Conheci o trabalho da Mariana no começo dos anos 2000 em exposições como a Bienal de Santos e o Salão de Arte de Ribeirão Preto. Eram pinturas enigmáticas que mesclavam paisagens, fragmentos da figura humana e camadas e camadas de tecidos de todos os tipos. As telas eram algo assim como uma combinação da padronagem matisseana com a tradição do grotesco e do informe.
Anos depois desse primeiro embate vim a conhecer a produção em aquarela da artista, coincidentemente em uma outra edição do Salão de Arte de Ribeirão Preto, em 2004. Os trabalhos me pareceram uma depuração da linguagem que Mariana vinha desenvolvendo na pintura: ali estavam os híbridos de pele, tecido e figuras orgânicas, desta vez animais (ossos, pêlos, chifres, teias), tudo alinhavado por um cuidadoso requinte decorativo, na melhor acepção do termo.
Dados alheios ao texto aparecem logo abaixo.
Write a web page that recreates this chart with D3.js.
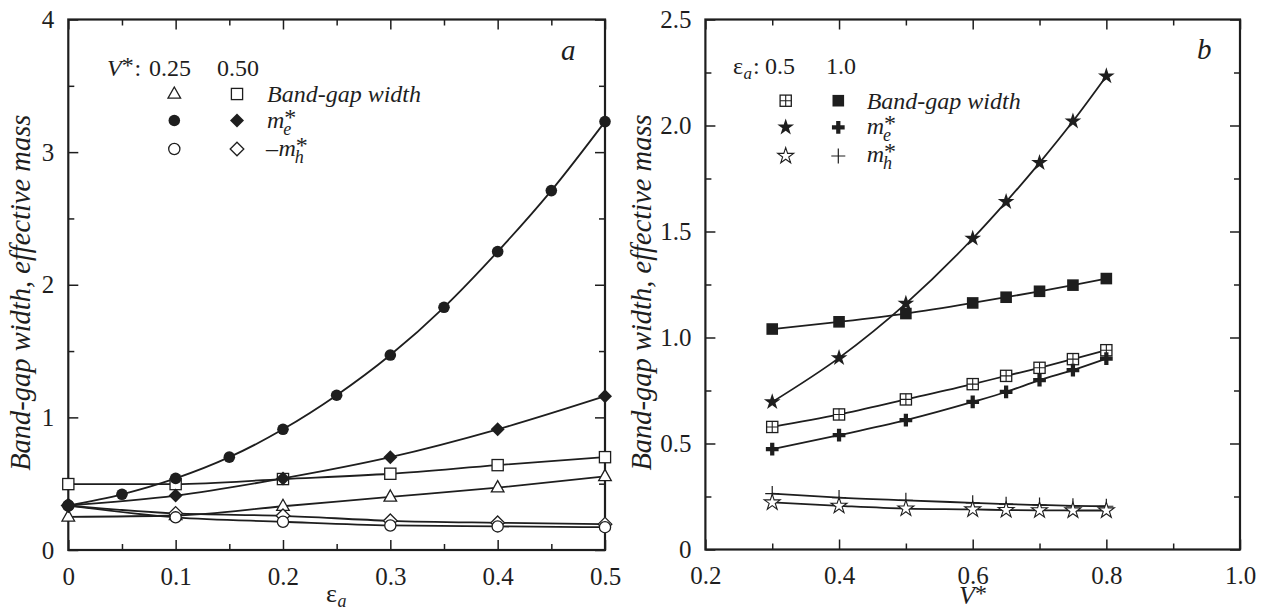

No desenho, o discurso da artista tornou-se mais vigoroso e também mais cristalino. Ali, a gente percebia a que ela veio. E a seqüência da história não poderia ser mais coerente: Mariana Palma entrou para o time da prestigiada galeria Casa Triângulo, onde realizou exposição individual em 2005, foi selecionada para o Rumos Itaú Cultural de Artes Visuais em 2006 e vem sendo considerada no circuito de arte contemporânea uma das maiores promessas da geração 2000.
A coisa ficou mais instigante quando reencontrei a Mariana pintora em exposições como a Paralela 2006 e a própria individual na Casa Triângulo. O que aconteceu com a pintura dessa artista?, me perguntei algo assombrada. O que havia nas telas de anos atrás em potência, depois da maturação da poética no processo de criação de vastas séries de aquarelas, transformou-se em uma das linguagens pictóricas mais poderosas da arte brasileira atual.
As superfícies sedutoras que retratam um amálgama de casacos de pele, padrões têxteis, ornamentos e ruídos de humanidade (marcas, vincos, vestígios de presença, evidências da ausência) fascinam ao mesmo tempo em que repelem. Não há mais espaço para fragmentos de paisagem onde o olhar possa descansar: a pintura é asfixiante, tomada inteiramente pelas texturas representadas com virtuosismo, como se a artista tivesse feito um zoom nas telas iniciais e escolhido apenas o amontoado informe de roupas e corpos.
Nos desenhos, vemos essa lógica invertida. Em vez de a superfície do papel estar preenchida por completo, há mais brancos e vazios do que formas desenhadas. No lugar da asfixia, há morbidez: somos atraídos para ver de perto a imagem delicada e, uma vez ali, cara a cara com o avesso de todas as coisas, fisgados pelo “real” (aquele entendido como “retorno do reprimido”, segundo Lacan e também Hal Foster, na esteira dele), vislumbramos uma fissura de vida. Eu, pelo menos, sim.